I love enchiladas and above all a simple chicken enchilada. They just make for a fun alternative to tacos for Taco Tuesday when you want to mix it up a bit. There are plenty of ways out there to simplify the overall process of making enchiladas so that they are weeknight friendly. In fact, this recipe was somewhat inspired by Gaby Dalkin’s (What’s Gaby Cooking) cookbook enchilada recipe. I combined some of the ideas from her recipe with some traits of my favorite enchiladas to create a mash-up of the two.
Personally, I like a well-filled, creamy enchilada with a bit of a kick and normally with some green bell pepper. Rob can be pretty picky about enchiladas, partly because he can’t stand bell peppers and will pick them out of just about anything that contains them. So, for simplicity I just didn’t bother with them for this recipe, plus side it was less prep work to do. I did add some of the canned green chilis to the mix though for flavor.
We also made this on a weekend when we had the time to roast our own chicken breasts for the filling. Alternatively, you could also slow cooker the chicken with citrus, spices, and beer/broth or grill it right before. If cooking it yourself, use spices like cumin, chili powders, garlic powder, and oregano for a classic Mexican flavor.
This also is really where you can draw inspiration from the What’s Gaby Cooking recipe and just use a rotisserie chicken from the store or any other precooked chicken. The benefit to cooking my own was that I could add some flavor to the filling from the chicken itself.
Simple Chicken Enchiladas
- 2 Precooked Chicken Breasts Shredded
- 1 Can Enchilada Sauce
- 1 Tbs Canned Green Chilies
- 1/2 Yellow Onion Diced
- 16 oz Sour Cream split into 8 oz portions
- 1 Package Shredded Mexican/Taco Cheese
- 1 Lime juiced
- Flour Tortillas
- 1/4 Cup Cilantro
- 1 Avocado
- 1 Green Onion Sliced
- Preheat the oven to 350F.
- In a skillet over medium heat, heat olive oil. Add the yellow onion and cook until soft and translucent, about 4 minutes.

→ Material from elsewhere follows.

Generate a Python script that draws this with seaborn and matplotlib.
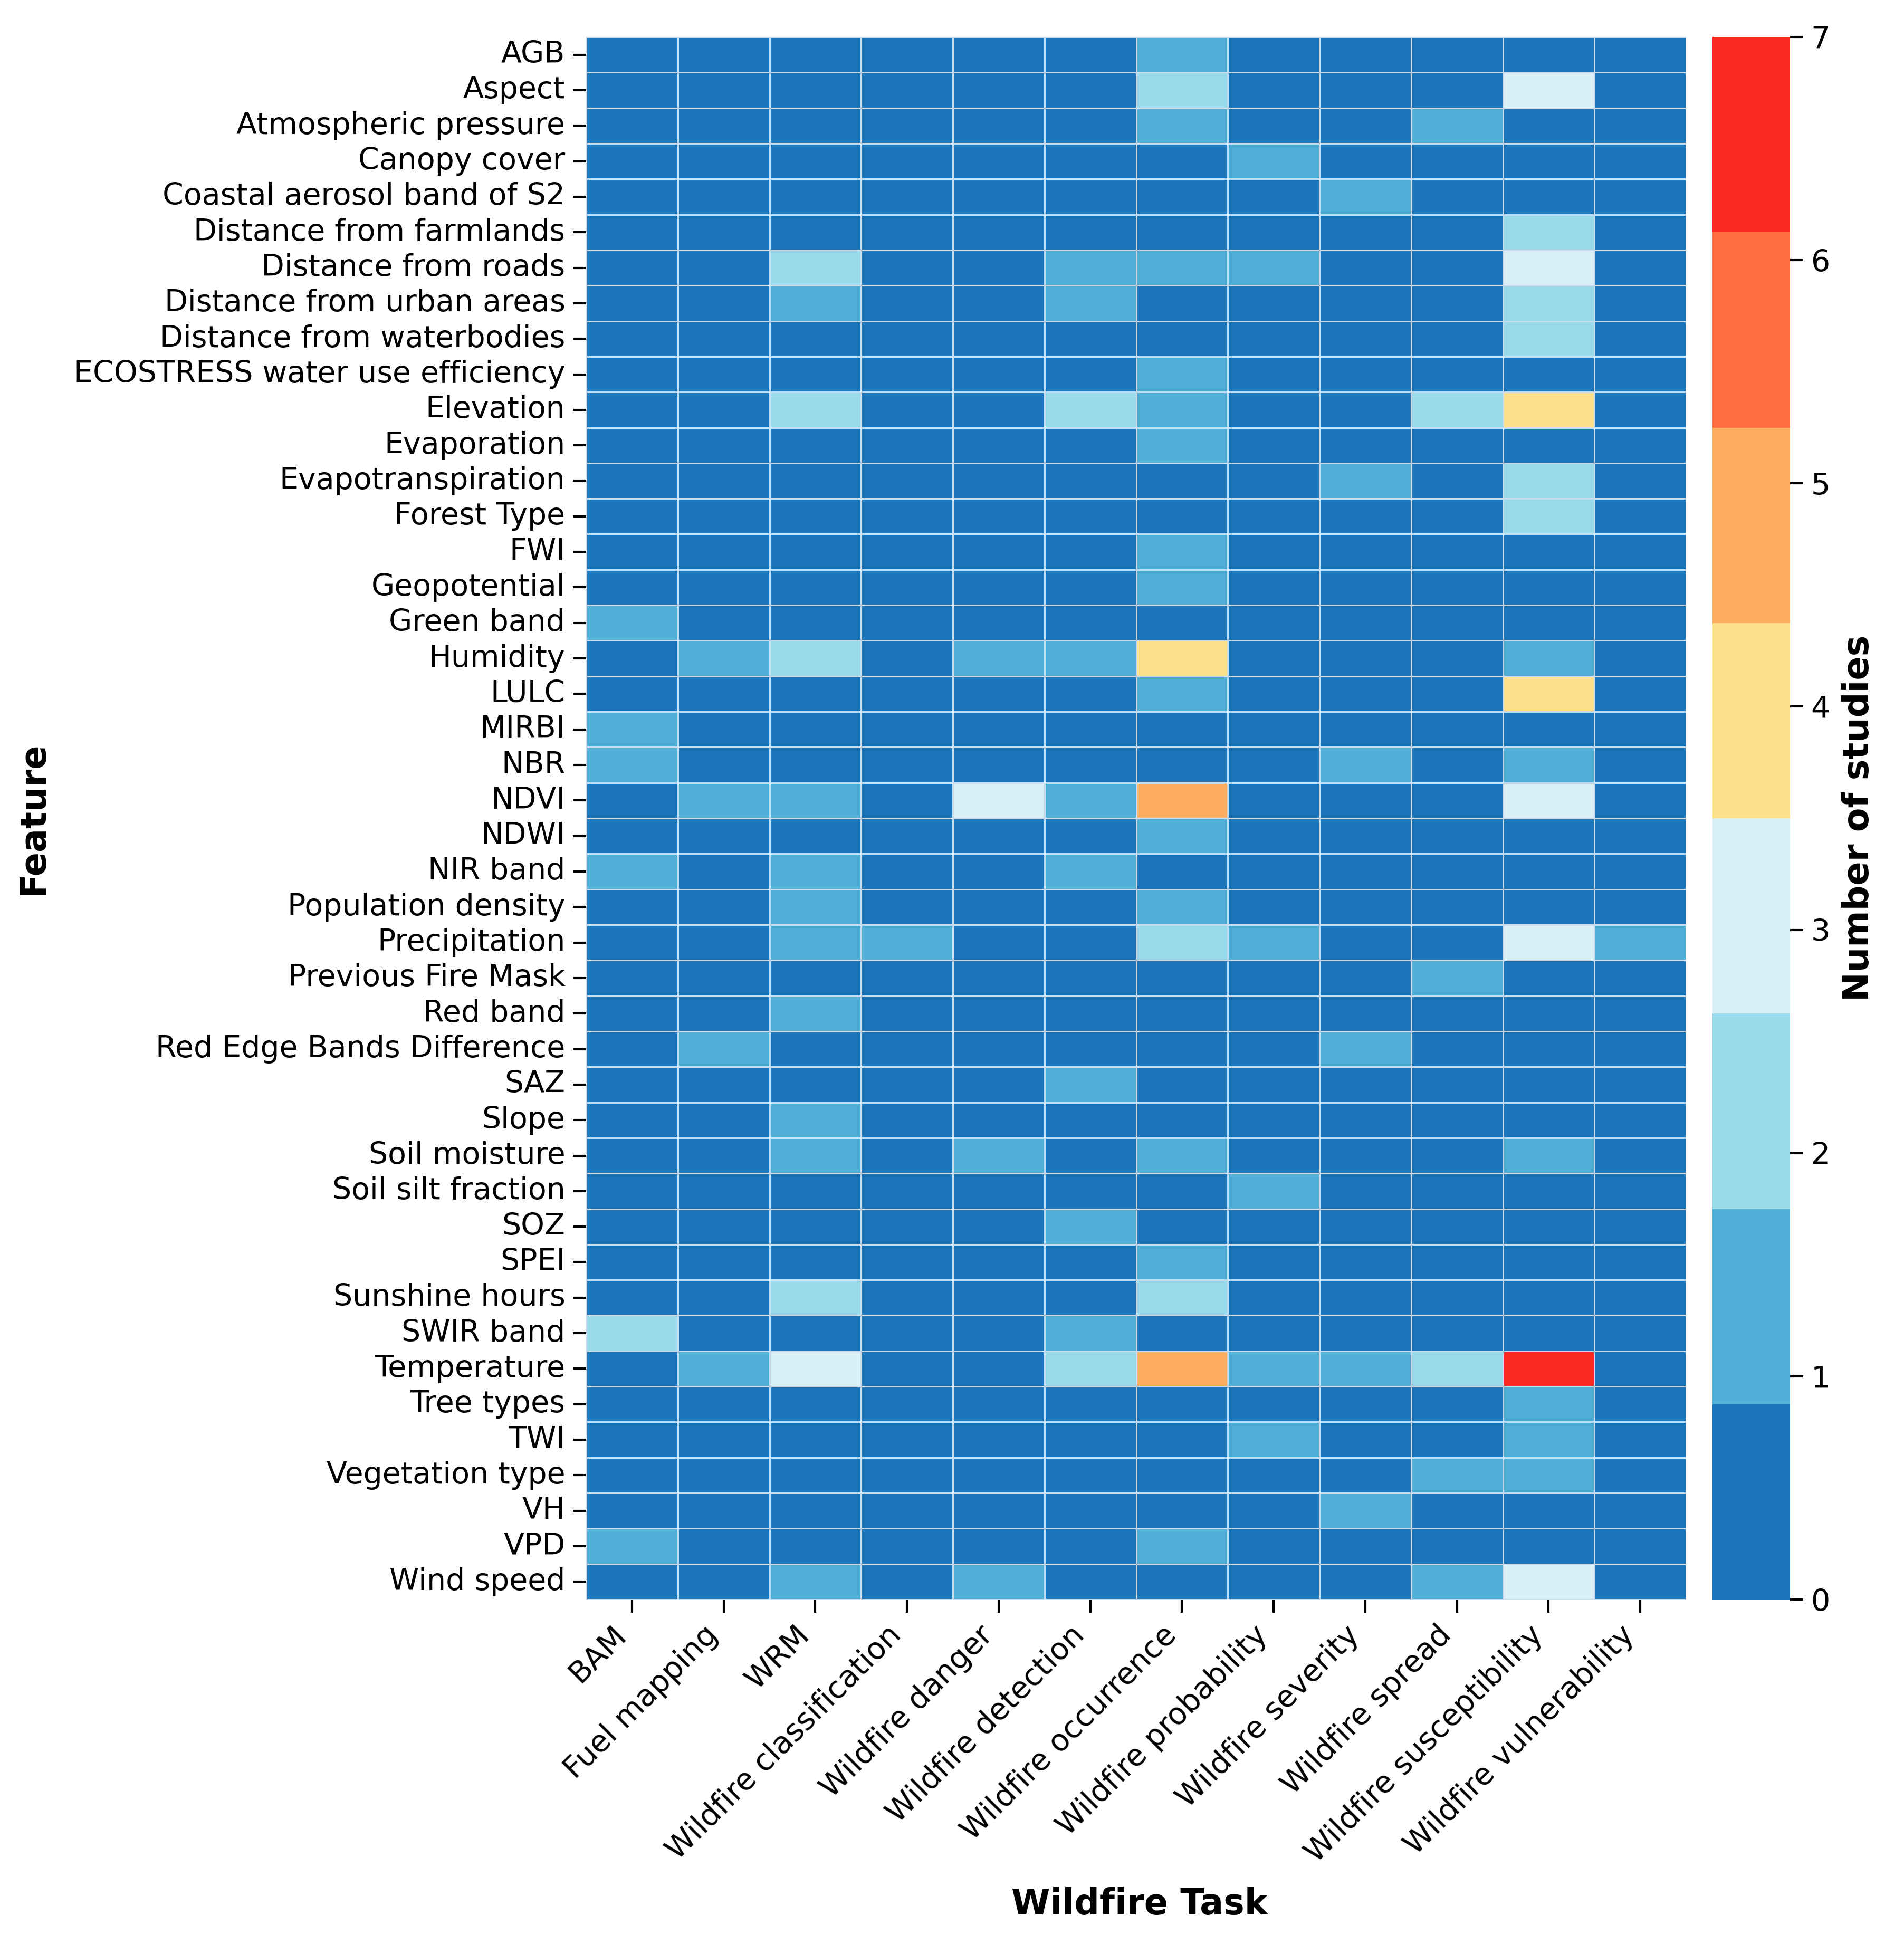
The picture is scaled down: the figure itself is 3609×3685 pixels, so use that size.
import numpy as np
import pandas as pd
import matplotlib
matplotlib.use("Agg")
import matplotlib.pyplot as plt
from matplotlib.colors import ListedColormap
import seaborn as sns

tasks = ["BAM", "Fuel mapping", "WRM", "Wildfire classification", "Wildfire danger",
         "Wildfire detection", "Wildfire occurrence", "Wildfire probability",
         "Wildfire severity", "Wildfire spread", "Wildfire susceptibility",
         "Wildfire vulnerability"]

features = ["AGB", "Aspect", "Atmospheric pressure", "Canopy cover", "Coastal aerosol band of S2",
            "Distance from farmlands", "Distance from roads", "Distance from urban areas",
            "Distance from waterbodies", "ECOSTRESS water use efficiency", "Elevation",
            "Evaporation", "Evapotranspiration", "Forest Type", "FWI", "Geopotential",
            "Green band", "Humidity", "LULC", "MIRBI", "NBR", "NDVI", "NDWI", "NIR band",
            "Population density", "Precipitation", "Previous Fire Mask", "Red band",
            "Red Edge Bands Difference", "SAZ", "Slope", "Soil moisture", "Soil silt fraction",
            "SOZ", "SPEI", "Sunshine hours", "SWIR band", "Temperature", "Tree types", "TWI",
            "Vegetation type", "VH", "VPD", "Wind speed"]

# columns: BAM, Fuel, WRM, Class, Danger, Detect, Occur, Prob, Sever, Spread, Suscept, Vuln
counts = [
    [0, 0, 0, 0, 0, 0, 1, 0, 0, 0, 0, 0],  # AGB
    [0, 0, 0, 0, 0, 0, 2, 0, 0, 0, 3, 0],  # Aspect
    [0, 0, 0, 0, 0, 0, 1, 0, 0, 1, 0, 0],  # Atmospheric pressure
    [0, 0, 0, 0, 0, 0, 0, 1, 0, 0, 0, 0],  # Canopy cover
    [0, 0, 0, 0, 0, 0, 0, 0, 1, 0, 0, 0],  # Coastal aerosol
    [0, 0, 0, 0, 0, 0, 0, 0, 0, 0, 2, 0],  # Dist farmlands
    [0, 0, 2, 0, 0, 1, 1, 1, 0, 0, 3, 0],  # Dist roads
    [0, 0, 1, 0, 0, 1, 0, 0, 0, 0, 2, 0],  # Dist urban
    [0, 0, 0, 0, 0, 0, 0, 0, 0, 0, 2, 0],  # Dist waterbodies
    [0, 0, 0, 0, 0, 0, 1, 0, 0, 0, 0, 0],  # ECOSTRESS
    [0, 0, 2, 0, 0, 2, 1, 0, 0, 2, 4, 0],  # Elevation
    [0, 0, 0, 0, 0, 0, 1, 0, 0, 0, 0, 0],  # Evaporation
    [0, 0, 0, 0, 0, 0, 0, 0, 1, 0, 2, 0],  # Evapotranspiration
    [0, 0, 0, 0, 0, 0, 0, 0, 0, 0, 2, 0],  # Forest Type
    [0, 0, 0, 0, 0, 0, 1, 0, 0, 0, 0, 0],  # FWI
    [0, 0, 0, 0, 0, 0, 1, 0, 0, 0, 0, 0],  # Geopotential
    [1, 0, 0, 0, 0, 0, 0, 0, 0, 0, 0, 0],  # Green band
    [0, 1, 2, 0, 1, 1, 4, 0, 0, 0, 1, 0],  # Humidity
    [0, 0, 0, 0, 0, 0, 1, 0, 0, 0, 4, 0],  # LULC
    [1, 0, 0, 0, 0, 0, 0, 0, 0, 0, 0, 0],  # MIRBI
    [1, 0, 0, 0, 0, 0, 0, 0, 1, 0, 1, 0],  # NBR
    [0, 1, 1, 0, 3, 1, 5, 0, 0, 0, 3, 0],  # NDVI
    [0, 0, 0, 0, 0, 0, 1, 0, 0, 0, 0, 0],  # NDWI
    [1, 0, 1, 0, 0, 1, 0, 0, 0, 0, 0, 0],  # NIR band
    [0, 0, 1, 0, 0, 0, 1, 0, 0, 0, 0, 0],  # Population density
    [0, 0, 1, 1, 0, 0, 2, 1, 0, 0, 3, 1],  # Precipitation
    [0, 0, 0, 0, 0, 0, 0, 0, 0, 1, 0, 0],  # Previous Fire Mask
    [0, 0, 1, 0, 0, 0, 0, 0, 0, 0, 0, 0],  # Red band
    [0, 1, 0, 0, 0, 0, 0, 0, 1, 0, 0, 0],  # Red Edge Bands Difference
    [0, 0, 0, 0, 0, 1, 0, 0, 0, 0, 0, 0],  # SAZ
    [0, 0, 1, 0, 0, 0, 0, 0, 0, 0, 0, 0],  # Slope
    [0, 0, 1, 0, 1, 0, 1, 0, 0, 0, 1, 0],  # Soil moisture
    [0, 0, 0, 0, 0, 0, 0, 1, 0, 0, 0, 0],  # Soil silt fraction
    [0, 0, 0, 0, 0, 1, 0, 0, 0, 0, 0, 0],  # SOZ
    [0, 0, 0, 0, 0, 0, 1, 0, 0, 0, 0, 0],  # SPEI
    [0, 0, 2, 0, 0, 0, 2, 0, 0, 0, 0, 0],  # Sunshine hours
    [2, 0, 0, 0, 0, 1, 0, 0, 0, 0, 0, 0],  # SWIR band
    [0, 1, 3, 0, 0, 2, 5, 1, 1, 2, 7, 0],  # Temperature
    [0, 0, 0, 0, 0, 0, 0, 0, 0, 0, 1, 0],  # Tree types
    [0, 0, 0, 0, 0, 0, 0, 1, 0, 0, 1, 0],  # TWI
    [0, 0, 0, 0, 0, 0, 0, 0, 0, 1, 1, 0],  # Vegetation type
    [0, 0, 0, 0, 0, 0, 0, 0, 1, 0, 0, 0],  # VH
    [1, 0, 0, 0, 0, 0, 1, 0, 0, 0, 0, 0],  # VPD
    [0, 0, 1, 0, 1, 0, 0, 0, 0, 1, 3, 0],  # Wind speed
]

palette = ["#1a75bb", "#4eaed5", "#98d9ea", "#d9f1f6",
           "#fee08b", "#fdae61", "#ff6d40", "#fb2b21"]
cbar_ticks = [0, 1, 2, 3, 4, 5, 6, 7]

df = pd.DataFrame(counts, index=features, columns=tasks)

sns.set_theme(style="white", rc={"text.color": "black", "axes.labelcolor": "black",
                                 "xtick.color": "black", "ytick.color": "black"})
plt.rcParams['font.family'] = ['DejaVu Sans']

W, H, DPI = 3609, 3685, 300
fig = plt.figure(figsize=(W / DPI, H / DPI), dpi=DPI)
ax = fig.add_axes([1111 / W, 1 - 3032 / H, (3196 - 1111) / W, (3032 - 70) / H])
cax = fig.add_axes([3246 / W, 1 - 3032 / H, 147 / W, (3032 - 70) / H])

cmap = ListedColormap(palette)
sns.heatmap(df, ax=ax, cbar_ax=cax, cmap=cmap, vmin=0, vmax=7,
            linewidths=0.35, linecolor="#c8dcee",
            cbar_kws={"ticks": cbar_ticks})

TS = 13.7
ax.tick_params(axis="both", which="both", length=6, width=1, color="black",
               labelcolor="black", labelsize=TS, bottom=True, left=True)
ax.set_yticklabels(features, rotation=0, fontsize=TS)
ax.set_xticklabels(tasks, rotation=45, ha="right", fontsize=TS)
ax.set_xlabel("Wildfire Task", fontsize=16, fontweight="bold", color="black")
ax.set_ylabel("Feature", fontsize=16, fontweight="bold", color="black")
ax.xaxis.set_label_coords(0.503, -0.184)
ax.yaxis.set_label_coords(-0.487, 0.5)

cax.tick_params(labelsize=TS, length=6, width=1, color="black", labelcolor="black", right=True)
cax.set_ylabel("Number of studies", fontsize=16, fontweight="bold", color="black")
cax.yaxis.set_label_coords(1.66, 0.5)

fig.savefig("out.png", dpi=DPI)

- Add the meat, green chilies, 1/4 of the enchilada sauce, and the sour cream. Cook until warmed through.
- Pour about half of the remaining enchilada sauce into the bottom of a casserole dish, you want a thin layer that just barely covers the bottom.
- Assemble the enchiladas with a mixture of the filling and some of the shredded cheese. Do not overfill, you want to make sure there is some overlap on the rolled tortilla.
- Orient all of the rolls with the closure down and in the same direction (this makes getting them out way easier).
- Top with a thin layer of the enchilada sauce and a light layer of shredded cheese.
- Bake for about 10 minutes to melt the cheese and heat through.
- Make an avocado-cilantro crema by blending 8 oz sour cream with the lime juice, a quarter of the avocado, and the cilantro until smooth.
- Top with torn cilantro, the crema, and green onion slices. Avocado Slices optional.